Когда папа был министром
Старший сын министра юстиции, позднее – военного и морского министра и, наконец, министра-председателя Временного правительства Олег Керенский (1905–1984) в свои 12 лет оказался свидетелем второй, а затем и третьей русской революции. Ему пришлось пережить и эйфорию первых мирных дней, и гордость за знаменитого отца, и растерянность семьи, попавшей под подозрение новых властей, и арест, и побег за границу с подложными документами. Прежняя жизнь с любимым отцом была революцией бесповоротно разрушена, но Олег Александрович встал на ноги сам, отстояв достоинство фамилии и превратившись в видного британского инженера-мостостроителя, владельца большой инженерной фирмы, разрабатывавшей, кроме мостов, дороги и электростанции. «Я пролез в люди, мне повезло», – говорил он. Первым громким проектом, в работе над которым он принял участие, стал мост Харбор-Бридж в заливе Порт-Джексон в Сиднее. Он до сих пор считается одним из самых больших стальных арочных мостов в мире, символом австралийского города. Под руководством Керенского-сына спроектирован и построен знаменитый мост через Босфор, соединивший Европу с Азией. Олег Александрович скончался в Лондоне 25 июня 1984 года.

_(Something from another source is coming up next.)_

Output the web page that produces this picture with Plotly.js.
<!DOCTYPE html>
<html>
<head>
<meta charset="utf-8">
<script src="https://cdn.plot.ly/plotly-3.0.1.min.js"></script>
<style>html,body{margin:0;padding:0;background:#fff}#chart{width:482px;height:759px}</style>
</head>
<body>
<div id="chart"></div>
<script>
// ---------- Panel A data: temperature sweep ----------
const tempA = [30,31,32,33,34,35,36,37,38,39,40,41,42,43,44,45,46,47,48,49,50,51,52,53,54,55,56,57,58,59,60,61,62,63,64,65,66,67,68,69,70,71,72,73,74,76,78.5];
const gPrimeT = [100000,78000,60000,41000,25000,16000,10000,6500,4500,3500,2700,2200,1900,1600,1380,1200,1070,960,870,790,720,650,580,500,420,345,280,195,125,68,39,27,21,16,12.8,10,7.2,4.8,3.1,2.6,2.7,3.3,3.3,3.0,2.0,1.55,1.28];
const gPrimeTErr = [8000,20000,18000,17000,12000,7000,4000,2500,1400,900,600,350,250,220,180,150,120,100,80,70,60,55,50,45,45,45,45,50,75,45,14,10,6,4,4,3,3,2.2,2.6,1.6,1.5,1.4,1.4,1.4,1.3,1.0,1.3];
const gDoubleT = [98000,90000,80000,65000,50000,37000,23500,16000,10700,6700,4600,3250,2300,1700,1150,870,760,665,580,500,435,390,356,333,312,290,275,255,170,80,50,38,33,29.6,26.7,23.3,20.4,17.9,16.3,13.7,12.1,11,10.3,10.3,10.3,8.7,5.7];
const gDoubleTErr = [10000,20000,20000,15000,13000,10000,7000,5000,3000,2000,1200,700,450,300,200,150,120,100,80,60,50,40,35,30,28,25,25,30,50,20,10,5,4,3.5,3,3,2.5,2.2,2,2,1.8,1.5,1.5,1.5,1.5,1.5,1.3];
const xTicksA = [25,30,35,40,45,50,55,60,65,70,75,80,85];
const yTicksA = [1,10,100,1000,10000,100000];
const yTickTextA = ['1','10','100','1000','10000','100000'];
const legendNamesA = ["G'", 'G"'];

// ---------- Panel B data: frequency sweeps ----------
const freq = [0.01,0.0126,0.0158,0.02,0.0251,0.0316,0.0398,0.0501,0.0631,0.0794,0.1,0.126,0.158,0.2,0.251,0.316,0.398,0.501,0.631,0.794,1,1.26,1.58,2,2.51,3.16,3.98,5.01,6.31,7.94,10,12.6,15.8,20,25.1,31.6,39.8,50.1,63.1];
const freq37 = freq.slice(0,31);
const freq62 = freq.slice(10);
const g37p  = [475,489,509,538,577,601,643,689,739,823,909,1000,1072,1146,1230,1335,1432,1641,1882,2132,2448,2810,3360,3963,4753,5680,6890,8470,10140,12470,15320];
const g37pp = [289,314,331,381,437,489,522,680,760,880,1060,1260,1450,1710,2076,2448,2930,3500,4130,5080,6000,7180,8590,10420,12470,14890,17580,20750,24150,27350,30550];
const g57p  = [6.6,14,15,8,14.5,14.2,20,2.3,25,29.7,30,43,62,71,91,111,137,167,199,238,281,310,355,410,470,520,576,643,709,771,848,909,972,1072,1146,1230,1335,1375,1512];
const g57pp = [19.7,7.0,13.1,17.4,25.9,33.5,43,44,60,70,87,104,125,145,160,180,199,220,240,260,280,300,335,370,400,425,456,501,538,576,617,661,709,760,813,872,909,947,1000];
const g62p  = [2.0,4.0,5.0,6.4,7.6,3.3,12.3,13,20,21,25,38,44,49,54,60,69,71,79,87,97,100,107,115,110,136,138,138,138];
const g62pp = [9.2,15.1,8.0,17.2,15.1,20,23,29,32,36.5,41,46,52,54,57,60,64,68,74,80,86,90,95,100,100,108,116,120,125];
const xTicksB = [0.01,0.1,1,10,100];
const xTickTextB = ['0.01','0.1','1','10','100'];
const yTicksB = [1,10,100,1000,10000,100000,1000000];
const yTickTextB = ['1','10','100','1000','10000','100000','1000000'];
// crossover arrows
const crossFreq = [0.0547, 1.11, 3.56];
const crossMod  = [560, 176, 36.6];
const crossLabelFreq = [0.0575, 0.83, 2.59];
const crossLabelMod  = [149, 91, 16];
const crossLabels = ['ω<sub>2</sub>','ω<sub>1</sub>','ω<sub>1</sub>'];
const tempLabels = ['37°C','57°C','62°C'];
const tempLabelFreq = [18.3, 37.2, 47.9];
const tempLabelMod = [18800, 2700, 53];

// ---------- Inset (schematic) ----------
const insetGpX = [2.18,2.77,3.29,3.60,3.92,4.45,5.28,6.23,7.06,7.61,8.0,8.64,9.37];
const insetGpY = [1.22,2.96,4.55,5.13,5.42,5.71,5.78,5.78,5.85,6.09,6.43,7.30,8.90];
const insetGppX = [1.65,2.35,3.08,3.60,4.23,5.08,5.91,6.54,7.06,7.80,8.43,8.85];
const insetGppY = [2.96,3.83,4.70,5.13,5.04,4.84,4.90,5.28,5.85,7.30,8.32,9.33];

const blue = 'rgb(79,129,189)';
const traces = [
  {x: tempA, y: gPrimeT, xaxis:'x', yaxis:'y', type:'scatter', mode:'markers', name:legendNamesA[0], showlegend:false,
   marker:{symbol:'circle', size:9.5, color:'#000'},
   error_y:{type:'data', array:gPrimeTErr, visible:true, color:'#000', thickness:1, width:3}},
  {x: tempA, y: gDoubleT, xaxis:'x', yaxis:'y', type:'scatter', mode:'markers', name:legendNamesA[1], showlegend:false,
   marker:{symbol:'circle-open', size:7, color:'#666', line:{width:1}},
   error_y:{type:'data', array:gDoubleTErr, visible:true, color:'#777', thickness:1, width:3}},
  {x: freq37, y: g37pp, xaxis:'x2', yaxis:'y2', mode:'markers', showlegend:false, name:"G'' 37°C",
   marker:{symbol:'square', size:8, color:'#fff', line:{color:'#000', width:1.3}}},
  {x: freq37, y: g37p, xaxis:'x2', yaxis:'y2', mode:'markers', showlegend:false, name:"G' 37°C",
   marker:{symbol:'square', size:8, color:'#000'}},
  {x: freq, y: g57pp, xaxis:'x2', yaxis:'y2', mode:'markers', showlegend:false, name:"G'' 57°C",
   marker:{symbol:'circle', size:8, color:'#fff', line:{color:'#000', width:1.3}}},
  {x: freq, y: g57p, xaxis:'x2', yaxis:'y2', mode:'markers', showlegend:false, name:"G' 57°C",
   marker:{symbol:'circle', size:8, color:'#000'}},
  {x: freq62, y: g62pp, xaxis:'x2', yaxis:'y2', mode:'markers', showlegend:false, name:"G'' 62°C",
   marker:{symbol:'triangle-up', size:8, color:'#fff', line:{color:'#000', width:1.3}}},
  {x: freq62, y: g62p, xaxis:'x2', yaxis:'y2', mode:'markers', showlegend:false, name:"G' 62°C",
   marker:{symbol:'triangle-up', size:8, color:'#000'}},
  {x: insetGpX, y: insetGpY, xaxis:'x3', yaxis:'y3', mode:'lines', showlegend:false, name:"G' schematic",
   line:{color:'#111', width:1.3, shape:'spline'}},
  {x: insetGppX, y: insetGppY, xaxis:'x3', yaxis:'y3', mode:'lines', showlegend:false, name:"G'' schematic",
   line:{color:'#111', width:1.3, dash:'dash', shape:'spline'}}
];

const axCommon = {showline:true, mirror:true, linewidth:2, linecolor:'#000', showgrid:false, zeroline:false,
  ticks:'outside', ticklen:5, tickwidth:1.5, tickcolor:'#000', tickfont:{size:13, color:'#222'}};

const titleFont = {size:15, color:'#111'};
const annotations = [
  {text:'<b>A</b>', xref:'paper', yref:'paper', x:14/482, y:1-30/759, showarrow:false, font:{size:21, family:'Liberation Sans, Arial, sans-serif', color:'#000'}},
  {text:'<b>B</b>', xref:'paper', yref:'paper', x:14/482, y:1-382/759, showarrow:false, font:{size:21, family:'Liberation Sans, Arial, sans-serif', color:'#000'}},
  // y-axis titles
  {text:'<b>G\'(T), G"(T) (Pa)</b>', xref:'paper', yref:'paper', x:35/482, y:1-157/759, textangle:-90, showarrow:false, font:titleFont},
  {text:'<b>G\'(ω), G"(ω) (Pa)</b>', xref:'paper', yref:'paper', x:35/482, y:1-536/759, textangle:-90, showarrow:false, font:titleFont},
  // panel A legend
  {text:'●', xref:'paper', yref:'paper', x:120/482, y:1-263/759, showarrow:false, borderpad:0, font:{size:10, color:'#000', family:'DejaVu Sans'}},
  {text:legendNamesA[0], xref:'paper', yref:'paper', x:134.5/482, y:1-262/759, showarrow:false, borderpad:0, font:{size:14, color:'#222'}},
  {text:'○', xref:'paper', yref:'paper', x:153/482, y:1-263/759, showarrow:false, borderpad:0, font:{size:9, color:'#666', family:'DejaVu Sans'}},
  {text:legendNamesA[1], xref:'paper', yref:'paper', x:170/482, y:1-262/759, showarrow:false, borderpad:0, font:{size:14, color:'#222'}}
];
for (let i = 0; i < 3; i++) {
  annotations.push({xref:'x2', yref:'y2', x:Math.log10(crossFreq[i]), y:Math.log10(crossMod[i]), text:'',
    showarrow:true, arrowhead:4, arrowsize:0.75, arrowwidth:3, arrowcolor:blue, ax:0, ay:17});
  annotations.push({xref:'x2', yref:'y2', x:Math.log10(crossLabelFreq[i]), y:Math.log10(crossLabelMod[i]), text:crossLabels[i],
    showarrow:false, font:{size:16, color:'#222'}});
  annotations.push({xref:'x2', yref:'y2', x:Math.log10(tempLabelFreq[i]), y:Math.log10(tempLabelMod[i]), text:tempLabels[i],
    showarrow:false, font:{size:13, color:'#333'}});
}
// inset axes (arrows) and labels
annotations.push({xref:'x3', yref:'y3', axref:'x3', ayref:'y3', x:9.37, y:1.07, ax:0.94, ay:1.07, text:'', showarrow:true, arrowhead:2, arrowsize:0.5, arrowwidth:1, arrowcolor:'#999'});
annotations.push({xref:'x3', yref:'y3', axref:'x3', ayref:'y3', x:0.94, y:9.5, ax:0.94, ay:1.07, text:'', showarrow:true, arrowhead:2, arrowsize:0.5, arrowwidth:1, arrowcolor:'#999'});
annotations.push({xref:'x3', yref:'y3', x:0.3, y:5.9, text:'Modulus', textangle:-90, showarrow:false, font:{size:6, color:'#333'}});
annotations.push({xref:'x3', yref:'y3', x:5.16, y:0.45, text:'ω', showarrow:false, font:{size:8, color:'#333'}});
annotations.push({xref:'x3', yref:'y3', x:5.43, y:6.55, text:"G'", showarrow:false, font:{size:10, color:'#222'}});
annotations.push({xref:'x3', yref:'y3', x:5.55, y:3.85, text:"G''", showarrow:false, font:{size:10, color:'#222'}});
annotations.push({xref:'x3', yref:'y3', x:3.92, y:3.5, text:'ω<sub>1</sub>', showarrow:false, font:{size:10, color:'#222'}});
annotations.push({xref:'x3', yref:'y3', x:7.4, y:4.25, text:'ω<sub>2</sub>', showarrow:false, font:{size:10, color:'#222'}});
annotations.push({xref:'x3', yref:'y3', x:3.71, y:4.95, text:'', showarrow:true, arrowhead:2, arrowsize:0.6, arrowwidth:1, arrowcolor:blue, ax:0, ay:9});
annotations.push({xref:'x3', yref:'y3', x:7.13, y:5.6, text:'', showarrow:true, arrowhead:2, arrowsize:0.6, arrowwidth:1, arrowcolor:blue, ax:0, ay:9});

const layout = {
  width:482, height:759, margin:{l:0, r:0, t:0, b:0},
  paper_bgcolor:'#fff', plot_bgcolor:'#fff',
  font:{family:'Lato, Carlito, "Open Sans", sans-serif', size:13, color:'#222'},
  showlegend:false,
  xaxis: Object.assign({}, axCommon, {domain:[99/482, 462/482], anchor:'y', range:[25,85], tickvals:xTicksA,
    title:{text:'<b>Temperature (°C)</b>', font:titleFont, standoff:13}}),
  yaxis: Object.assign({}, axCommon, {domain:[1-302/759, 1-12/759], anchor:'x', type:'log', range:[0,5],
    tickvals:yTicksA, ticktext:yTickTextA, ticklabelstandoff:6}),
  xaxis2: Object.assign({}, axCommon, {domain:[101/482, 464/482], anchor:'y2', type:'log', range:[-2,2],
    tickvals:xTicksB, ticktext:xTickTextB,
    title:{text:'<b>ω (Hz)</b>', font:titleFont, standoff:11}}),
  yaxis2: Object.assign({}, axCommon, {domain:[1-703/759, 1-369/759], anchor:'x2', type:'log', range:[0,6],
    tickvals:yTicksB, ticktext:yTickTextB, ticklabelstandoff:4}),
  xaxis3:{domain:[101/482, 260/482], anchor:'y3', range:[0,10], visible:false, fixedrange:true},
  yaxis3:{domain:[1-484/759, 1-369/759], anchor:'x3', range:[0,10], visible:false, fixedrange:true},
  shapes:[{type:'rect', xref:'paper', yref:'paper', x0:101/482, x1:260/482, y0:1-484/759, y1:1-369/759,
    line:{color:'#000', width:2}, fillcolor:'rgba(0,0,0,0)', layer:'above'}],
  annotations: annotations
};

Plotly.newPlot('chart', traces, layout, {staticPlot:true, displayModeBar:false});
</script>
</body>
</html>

Я родился 3 апреля 1905 года в Петербурге, на Бассейной улице. В то время мой отец был помощником присяжного поверенного. Мать моя из военной семьи, отец ее был генералом, а дед по материнской линии – первым в России профессором-китаистом. В семнадцатом году мы жили на Тверской улице, почти напротив Смольного института и совсем близко от Таврического дворца. В то время папа был членом Думы и ходил на заседания пешком. Наша квартира, насколько я помню, состояла из пяти комнат: гостиная, столовая, кабинет, наша детская спальня и мамина спальня.
В вашей семье еще дети были?
Да, у меня брат на два с половиной года меня моложе. Мы с ним учились в одной школе на Шпалерной улице.
Какая это была школа?
Частное коммерческое училище Майи Александровны Шидловской, одна из первых школ совместного обучения в России. В ней было восемь классов. Я успел окончить семь. В 1918 году нашу школу закрыли. Первые дни революции я помню очень ярко. Отец мой вдруг исчез из дому и долго не появлялся. Мы бегали смотреть на толпы, которые шли к Таврическому дворцу. Я видел прибытие гвардейского экипажа. Но в то время мне было двенадцать лет, так что я, разумеется, не мог ни в чем участвовать.

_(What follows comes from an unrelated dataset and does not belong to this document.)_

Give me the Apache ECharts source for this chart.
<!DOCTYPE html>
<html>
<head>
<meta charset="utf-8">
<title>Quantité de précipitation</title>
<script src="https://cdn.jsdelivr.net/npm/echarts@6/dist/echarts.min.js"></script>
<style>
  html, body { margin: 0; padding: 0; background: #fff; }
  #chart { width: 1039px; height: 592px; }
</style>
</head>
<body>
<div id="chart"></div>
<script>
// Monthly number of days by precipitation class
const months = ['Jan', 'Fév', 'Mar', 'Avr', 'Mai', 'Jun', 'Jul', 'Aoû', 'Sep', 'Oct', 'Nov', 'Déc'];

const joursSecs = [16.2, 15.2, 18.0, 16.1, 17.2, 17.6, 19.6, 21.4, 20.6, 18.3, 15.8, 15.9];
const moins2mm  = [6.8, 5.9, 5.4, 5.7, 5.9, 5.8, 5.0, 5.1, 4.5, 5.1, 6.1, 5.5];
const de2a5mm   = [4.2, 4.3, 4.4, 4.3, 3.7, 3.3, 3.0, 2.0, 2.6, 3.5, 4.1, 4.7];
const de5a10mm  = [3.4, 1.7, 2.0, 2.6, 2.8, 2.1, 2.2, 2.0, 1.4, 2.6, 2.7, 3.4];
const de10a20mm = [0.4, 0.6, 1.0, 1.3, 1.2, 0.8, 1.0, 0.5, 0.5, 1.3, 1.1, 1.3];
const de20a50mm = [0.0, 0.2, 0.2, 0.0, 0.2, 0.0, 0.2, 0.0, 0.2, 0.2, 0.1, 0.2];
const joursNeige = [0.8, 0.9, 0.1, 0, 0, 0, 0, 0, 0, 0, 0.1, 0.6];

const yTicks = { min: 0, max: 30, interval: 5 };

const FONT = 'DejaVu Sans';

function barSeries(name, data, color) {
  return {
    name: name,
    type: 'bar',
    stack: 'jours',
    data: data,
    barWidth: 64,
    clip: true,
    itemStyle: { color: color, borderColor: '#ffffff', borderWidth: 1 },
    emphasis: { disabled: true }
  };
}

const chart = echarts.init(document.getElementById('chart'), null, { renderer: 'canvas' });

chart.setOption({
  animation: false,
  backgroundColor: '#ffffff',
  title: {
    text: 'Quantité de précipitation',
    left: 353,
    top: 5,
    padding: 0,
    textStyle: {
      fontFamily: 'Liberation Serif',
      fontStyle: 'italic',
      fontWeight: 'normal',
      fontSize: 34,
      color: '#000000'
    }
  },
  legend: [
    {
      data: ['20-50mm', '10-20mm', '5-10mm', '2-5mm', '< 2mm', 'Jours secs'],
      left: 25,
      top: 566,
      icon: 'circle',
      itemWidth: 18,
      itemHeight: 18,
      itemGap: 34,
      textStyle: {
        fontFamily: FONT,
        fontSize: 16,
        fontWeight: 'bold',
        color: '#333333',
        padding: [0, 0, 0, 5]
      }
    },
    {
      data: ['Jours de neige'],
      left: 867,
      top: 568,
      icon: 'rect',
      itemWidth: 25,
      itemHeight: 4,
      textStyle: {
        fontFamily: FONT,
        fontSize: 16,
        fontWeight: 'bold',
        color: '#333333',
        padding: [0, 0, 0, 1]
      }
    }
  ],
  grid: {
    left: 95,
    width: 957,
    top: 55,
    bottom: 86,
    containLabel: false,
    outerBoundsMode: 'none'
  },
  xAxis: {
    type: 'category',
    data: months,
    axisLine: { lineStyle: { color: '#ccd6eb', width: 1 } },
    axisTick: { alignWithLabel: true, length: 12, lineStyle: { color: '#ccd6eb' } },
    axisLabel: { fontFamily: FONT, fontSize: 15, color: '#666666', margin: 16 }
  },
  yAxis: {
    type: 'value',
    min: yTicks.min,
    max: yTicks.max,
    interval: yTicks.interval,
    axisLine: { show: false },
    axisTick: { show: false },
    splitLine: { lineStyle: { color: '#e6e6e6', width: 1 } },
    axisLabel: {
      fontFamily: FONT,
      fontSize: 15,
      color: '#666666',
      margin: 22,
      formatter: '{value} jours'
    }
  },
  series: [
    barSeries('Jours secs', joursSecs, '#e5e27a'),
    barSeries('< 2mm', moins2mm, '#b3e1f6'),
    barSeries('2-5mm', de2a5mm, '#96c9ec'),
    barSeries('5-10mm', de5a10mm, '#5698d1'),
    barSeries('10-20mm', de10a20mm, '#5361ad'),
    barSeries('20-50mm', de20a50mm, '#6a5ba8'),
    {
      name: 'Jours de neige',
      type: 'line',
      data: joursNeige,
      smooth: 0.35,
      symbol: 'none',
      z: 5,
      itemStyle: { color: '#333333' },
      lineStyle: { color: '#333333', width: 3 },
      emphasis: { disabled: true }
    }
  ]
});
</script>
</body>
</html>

Помню невероятные толпы людей, невероятно радостное настроение; на улицах обнимались и целовались. Я принадлежал к семье, которая в то время считалась революционной, так что все наши знакомые были в восторге, поздравляли друг друга. Боев не было, только очень короткие перестрелки. Потом я помню пожар в здании тюрьмы предварительного заключения и окружного суда, многократно описанный разными мемуаристами. Моя школа была рядом, и мы большой компанией отправились рассматривать пепелище. Двор почти выгоревшего здания был завален бумагами и фотографическими карточками. Мы все это подбирали и тащили домой и, между прочим, спасли много ценных материалов. Кто-то подобрал там целый том документов, связанных со слежкой за моим отцом.

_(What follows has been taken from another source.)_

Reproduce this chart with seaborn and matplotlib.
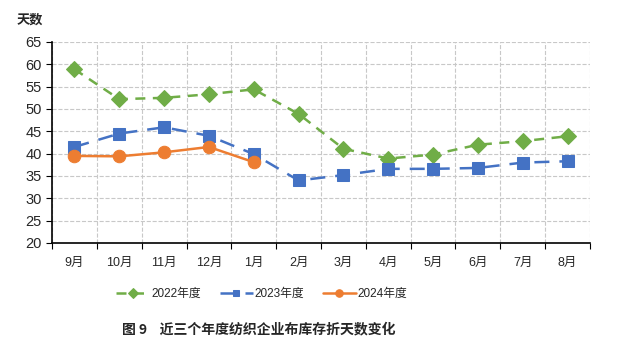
import pandas as pd
import seaborn as sns
import matplotlib.pyplot as plt

# 月份（年度从9月起）
months = ['9月', '10月', '11月', '12月', '1月', '2月', '3月', '4月', '5月', '6月', '7月', '8月']

# 布库存折天数
days_2022 = [58.9, 52.2, 52.5, 53.3, 54.4, 48.9, 41.1, 38.9, 39.8, 42.0, 42.8, 43.9]
days_2023 = [41.5, 44.5, 45.9, 44.0, 39.9, 34.0, 35.2, 36.6, 36.6, 36.8, 38.0, 38.3]
days_2024 = [39.5, 39.4, 40.3, 41.5, 38.1]

sns.set_style('white')
plt.rcParams['font.family'] = ['Liberation Sans', 'Noto Sans CJK SC', 'DejaVu Sans']

df = pd.DataFrame({'pos': range(len(months)), 'month': months,
                   '2022年度': days_2022, '2023年度': days_2023,
                   '2024年度': days_2024 + [None] * (len(months) - len(days_2024))})

fig = plt.figure(figsize=(6.32, 3.52), dpi=100)
ax = fig.add_axes([0.0823, 0.3097, 0.8512, 0.571])

sns.lineplot(data=df, x='pos', y='2022年度', ax=ax, color='#70AD47', lw=1.8,
             marker='D', markersize=8, markeredgecolor='#70AD47',
             label='2022年度')
ax.lines[-1].set_dashes([4, 3])
sns.lineplot(data=df, x='pos', y='2023年度', ax=ax, color='#4472C4', lw=1.8,
             marker='s', markersize=8, markeredgecolor='#4472C4',
             label='2023年度')
ax.lines[-1].set_dashes([6, 4])
sns.lineplot(data=df.dropna(), x='pos', y='2024年度', ax=ax, color='#ED7D31', lw=1.8,
             marker='o', markersize=9, markeredgecolor='#ED7D31',
             label='2024年度')

ax.set_xlim(-0.5, len(months) - 0.5)
ax.set_ylim(20, 65)
ax.set_yticks(range(20, 66, 5))
ax.set_xticks([i - 0.5 for i in range(len(months) + 1)])
ax.set_xticklabels([])
ax.set_xticks(range(len(months)), minor=True)
ax.set_xticklabels(months, minor=True, fontsize=9)
ax.tick_params(axis='x', which='minor', length=0, pad=10)
ax.tick_params(axis='x', which='major', length=4, direction='out', color='black', bottom=True)
ax.tick_params(axis='y', length=4, direction='out', color='black', left=True, labelsize=10.5)
ax.set_xlabel('')
ax.set_ylabel('')

ax.grid(True, which='major', color='#c8c8c8', linestyle='--', linewidth=0.8)
for s in ['top', 'right']:
    ax.spines[s].set_visible(False)
for s in ['left', 'bottom']:
    ax.spines[s].set_color('black')
    ax.spines[s].set_linewidth(1.2)

ax.legend(loc='upper center', bbox_to_anchor=(0.39, -0.17), ncol=3, frameon=False,
          fontsize=8.5, handlelength=2.8, columnspacing=1.6, handletextpad=0.15,
          markerscale=0.6)

fig.text(0.047, 0.945, '天数', fontsize=9.5, fontweight='bold',
         family=['Noto Sans CJK SC'], ha='center', va='center')
fig.text(0.41, 0.065, '图 9    近三个年度纺织企业布库存折天数变化', fontsize=10,
         fontweight='bold', family=['Noto Sans CJK SC'], ha='center', va='center')

fig.savefig('out.png', dpi=100)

На какой улице был этот окружной суд?
На Шпалерной, рядом с Литейным мостом… В первые дни февраля все происходило или на улицах, или в Думе. Вскоре отец стал министром, и вся его жизнь переместилась в присутствие. Папа и другие участники революции бегали по коридорам, заседали, а знакомые ждали в приемной, чтобы поговорить или поздравить.